Hopefully everyone is doing well.

This week, I want to touch on the subject of dam removal, along the Fox River.

There are groups supporting removal of nine dams, from Carpentersville to Montgomery on the ”Mighty“ Fox River.

Then there are groups of individuals against removing the dams, including myself.

Let’s start from the end of the Ice Age, where glaciers broke loose, creating rivers, lakes, and seas.

The Fox River is largely from the work of glaciers over the past 100,000 years. Above and throughout the rolling valleys of limestone bedrock underlying The Fox River Valley is a mix of soils bulldozed from Wisconsin, by glacial ice and melt waters.

The material left behind is known as glacial till. Light materials, silts and clays, were swept downstream and out of the water shed.

Heavier materials became the river bottom in the bedrock crevices, often sorted into lenses of sand, gravel, and rock.

This glacial cycle repeated itself at least three times over the past 100,000 years, giving the Fox River its natural sand and rock bottom.

The Fox River pathway south from Wisconsin, is defined by two principal moraines of till left by the great Wisconsin glaciation that ran parallel to the Lake Michigan shoreline.

The Marengo Moraine became the western boundary of the Fox watershed, about 25,000 years ago.
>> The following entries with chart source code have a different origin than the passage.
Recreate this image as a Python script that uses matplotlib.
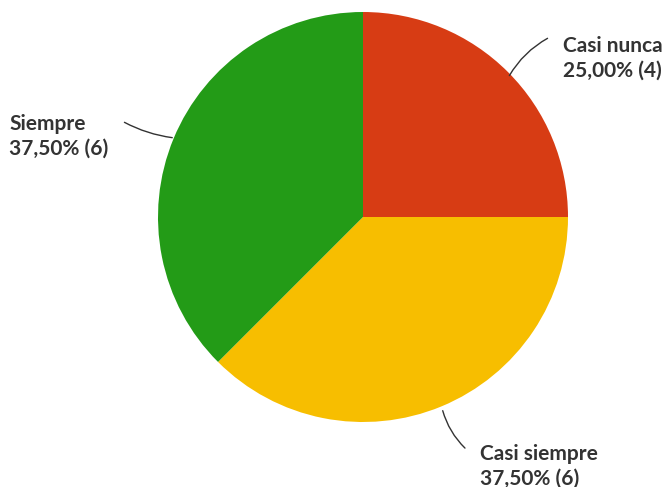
import matplotlib
matplotlib.use('Agg')
import matplotlib.pyplot as plt

labels = ['Casi nunca', 'Casi siempre', 'Siempre']
counts = [4, 6, 6]
percents = ['25,00%', '37,50%', '37,50%']
colors = ['#D73C14', '#F7BE00', '#239B17']

W, H = 668, 487

fig = plt.figure(figsize=(W / 100, H / 100), dpi=100)
ax = fig.add_axes([0, 0, 1, 1])

cx, cy, r = 363, H - 217, 205
ax.pie(counts, colors=colors, startangle=90, counterclock=False,
       center=(cx, cy), radius=r, frame=True,
       wedgeprops={'linewidth': 0})
ax.set_xlim(0, W)
ax.set_ylim(0, H)
ax.set_aspect('equal')
ax.axis('off')

# label positions (text anchor, line start on slice, line end near text, curvature)
label_pos = [
    ((563, H - 58), (508, H - 78), (550, H - 37), -0.15),
    ((480, H - 466), (442, H - 408), (467, H - 450), 0.15),
    ((9, H - 136), (175, H - 138), (122, H - 121), -0.1),
]

for lab, cnt, pct, (tpos, p0, p1, rad) in zip(labels, counts, percents, label_pos):
    ax.text(tpos[0], tpos[1], f'{lab}\n{pct} ({cnt})', fontsize=15,
            fontweight='bold', family='Lato', color='#333333',
            ha='left', va='center', linespacing=1.3)
    ax.annotate('', xy=p1, xytext=p0,
                arrowprops=dict(arrowstyle='-', color='#333333', lw=1,
                                connectionstyle=f'arc3,rad={rad}'))

fig.savefig('out.png', dpi=100)
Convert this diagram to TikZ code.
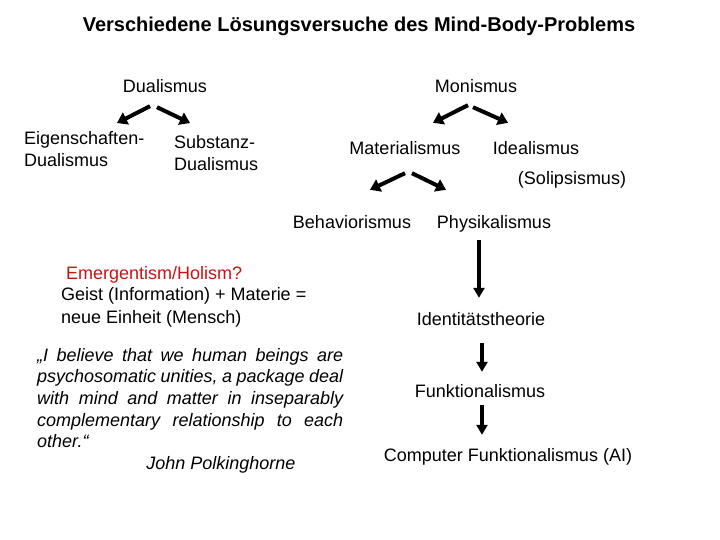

The Valparaiso Moraine, the eastern boundary, was left when the last glacier melted 10,000 years ago.

To better appreciate the uniqueness of the Fox River and its valley, hosting 153 State-threatened or endangered species, you need to go back nearly 450 million years, when the Fox River Valley was beneath a warm shallow sea.

For tens of millions of years, great coral reefs grew at the bottom of that sea. The ocean floor rose and became land.

The land split, forming the great continents with the Atlantic Ocean in between. With aging and pressure over those hundreds of millions years, the calcium-rich corals would compress to become the thick calcium-rich limestone bedrock that today underlies the Fox River Valley and its tributaries.

On an average day at its midpoint, the Fox River will carry away in its waters, more than one million pounds of dissolved limestone rock, giving the Fox a hardwater chemistry that has provided nutrition to a large and diverse population of the Valley’s inhabitants.

That included the calcium needed to build the shells of the Fox’s once abundant native mussel communities and the calcium needed by its cows to produce milk in quantities that made Elgin the largest milk town in the Midwest, between 1880 and 1910.

With its ancient underlying limestone base, as well as its confinement between two north/south-oriented glacial moraines, this young river offers a unique character to be explored and treasured.